Britain found itself in the middle of a recession, following the Covid-19 pandemic of 2020. Amid numerous business closures, the latest announcement came from Natwest Bank, which on 12 August reported it will cut 500 jobs to cut costs.
A City analyst told Sputnik that although the GDP number has been unprecedented in the recent history of UK, having sunk 20.4 percent in Q2 of 2020 - the major factor was the complete shutdown of the economy in March and April.
Since April, the services sector (June), the hospitality sector (July) and the “eat out to help out” move (August) have kicked off which would have a positive impact on the economy, he explained.

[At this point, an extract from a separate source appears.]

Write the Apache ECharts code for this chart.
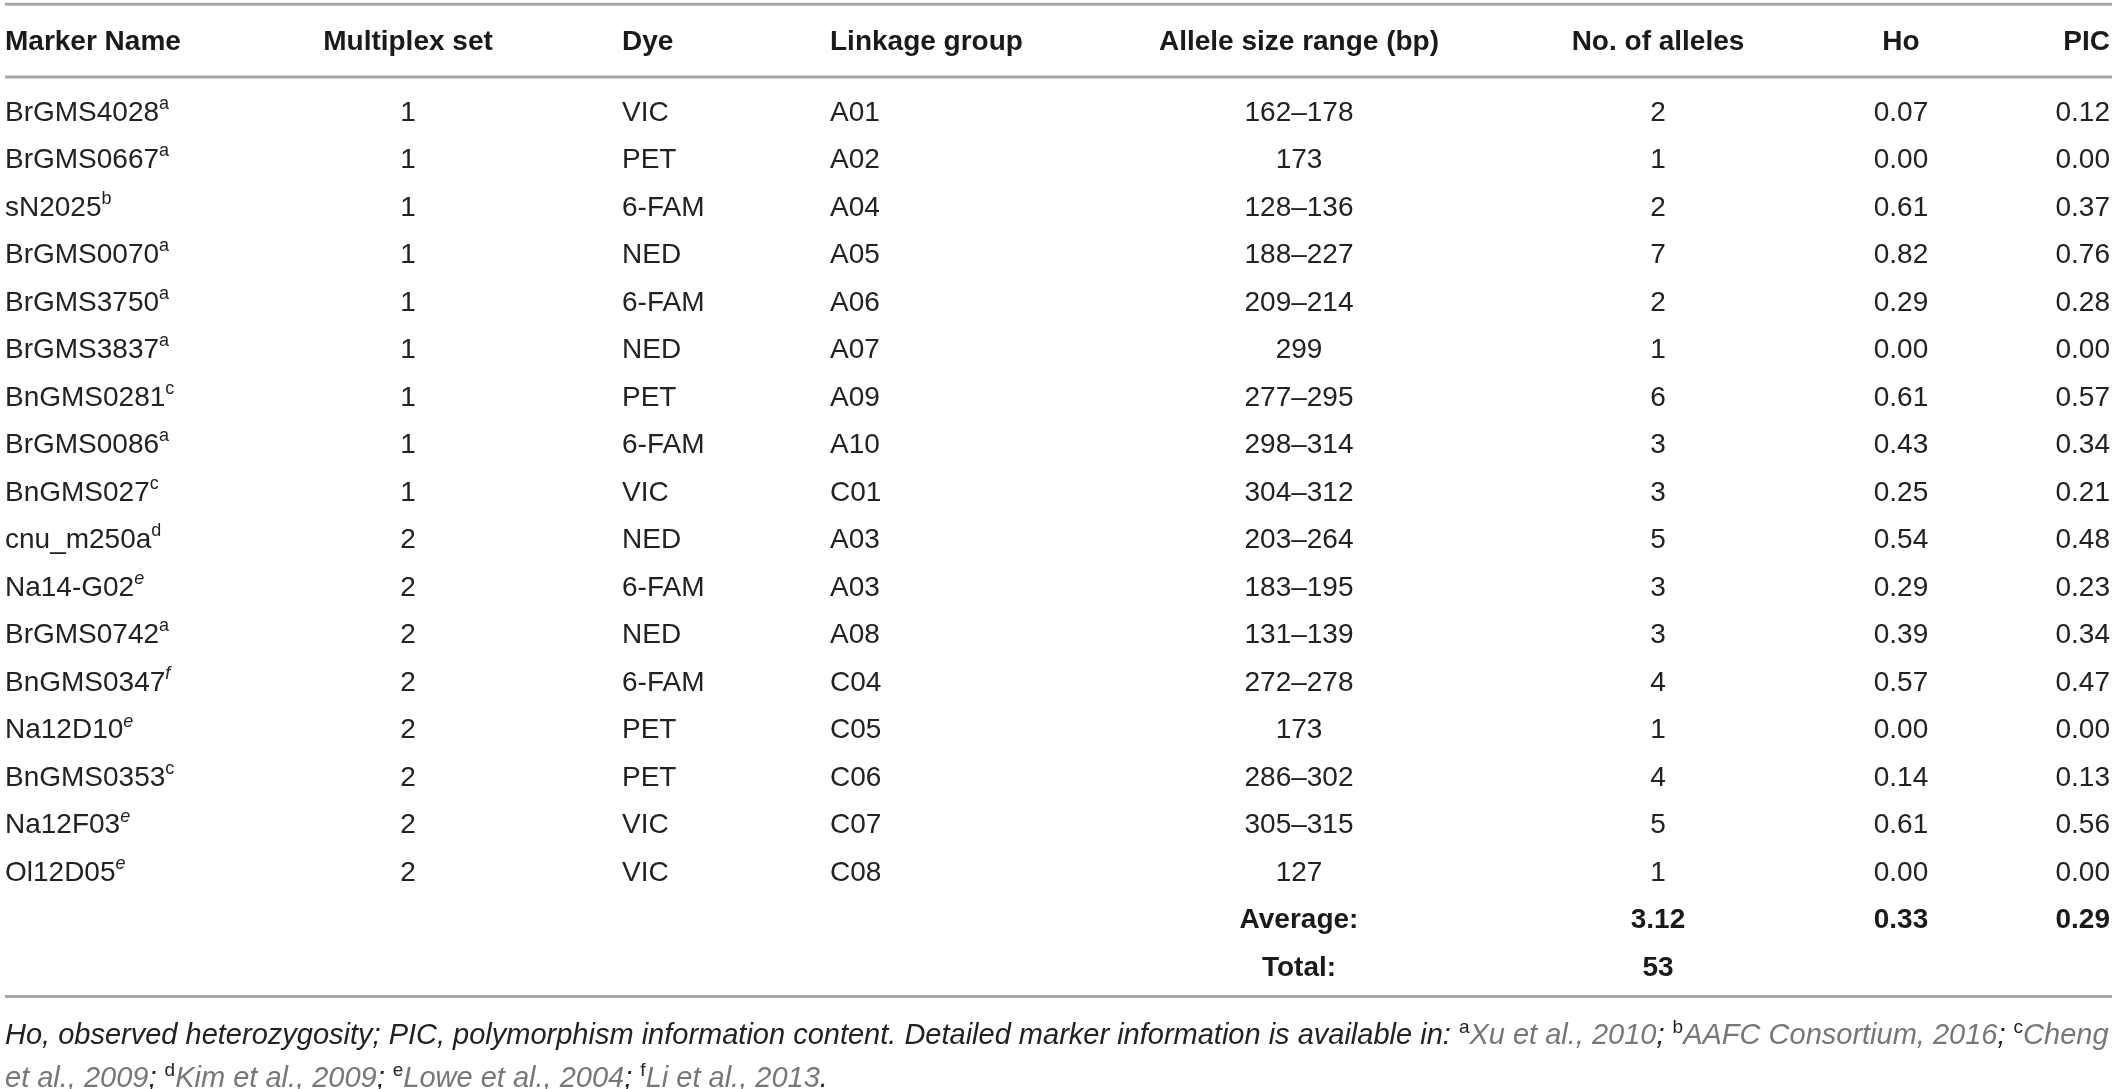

In regards to government plan - going forward - fiscal support is anticipated in autumn, and the Bank of England is expected to proceed with further Quantitative Easing (QE).
“This means, interest rates will fall lower and risky assets such as stock will be supported. In this way, borrowing will become cheaper and people will be pushed into spending as the depository rates are extremely low for saving. Furthermore, there are talks about the central bank cutting interest rates further Q1 2021 by 0.1% bringing the official rate to 0%,” the expert said.
The UK has been hit hard by the coronavirus pandemic, with the highest death toll in Europe registered in Britain, mounting to 46,611 deaths. As a result of businesses shutting down during the lockdown, "hundreds of thousands of people have already lost their jobs,” as per the UK Chancellor of the Exchequer Rishi Sunak.
“…and sadly many more will," Sunak added.
“Overall the economy will pick up gradually however on a year-on-year basis, we do expect a decrease in growth going forward. If UK experiences another virus outbreak, given Brexit looming and the fragile economy, there are low probabilities for a complete shut down again,” the City analyst told Sputnik, signalling hope for growth in the UK economic development.